Samochody poleasingowe – dlaczego nie warto?
Powyższe pytanie powinno w zasadzie brzmieć: gdzie nie warto kupować samochodów poleasingowych? O ile bowiem kupując samochód w komisie dealerskim otrzymujemy transparentną ofertę bez niespodzianek, o tyle kupowanie używek od wszelkiej maści handlarzy – w internecie czy komisie stacjonarnym – powinno wzmóc naszą czujność.

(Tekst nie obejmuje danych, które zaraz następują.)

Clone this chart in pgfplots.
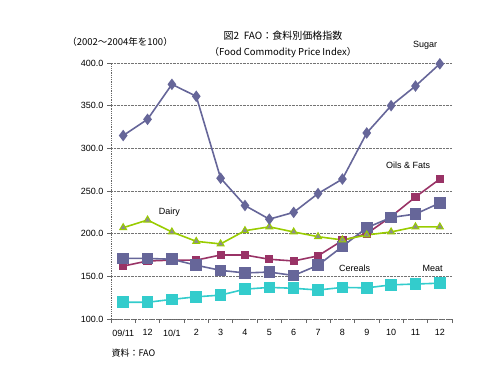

Bardzo uważać trzeba chociażby w tzw. outletach samochodowych. Nawet jeśli z wierzchu wyglądają one profesjonalnie, diabeł może tkwić pod zatrzaśniętą maską tego czy innego króla szos. Outlety to miejsca, gdzie spodziewamy się dużego wyboru samochodów w bardzo niskich cenach. I słusznie. Sęk w tym, że wśród używanej „flotówki” z takich miejsc można natrafić na zdezelowanych długodystansowców, auta z zarysowaną karoserią albo uszkodzonymi podzespołami – rozmaite wady nie są przez handlarzy usuwane po to, aby nie zwiększać ceny wyjściowej samochodu. Dlatego należy mieć głowę na karku. Nie spodziewajmy się, że za 10 czy 25 tys. zł dostaniemy nieśmiganą prawie nówkę.
Przeciwko kupowaniu aut poleasingowych – niezależnie od tego, gdzie zamierzamy je nabyć – przemawia też parę innych kwestii. Po pierwsze wysokie przebiegi: samochody firmowe zazwyczaj pokonują długie trasy, dlatego nie miejmy pod tym względem zbyt wybujałych oczekiwań, ewentualnie poszukajmy auta gdzie indziej lub dopłaćmy za mniej zużyty model. Po drugie, często zdarza się, że autem leasingowym jeździło wielu różnych kierowców (np. szef firmy i jego pracownicy), z których każdy miał inne nawyki i mógł przyczynić się do wyeksploatowania niektórych podzespołów. Po trzecie i ostatnie, zdarza się, że samochody poleasingowe są dostępne w zdumiewających konfiguracjach wyposażeniowych (np. auto z segmentu premium bez alufelg) oraz w dość wąskiej gamie kolorystycznej.
Pomimo wad zakup samochodu poleasingowego to świetny sposób na to, by za stosunkowo niewielkie pieniądze mieć upragnione cztery kółka.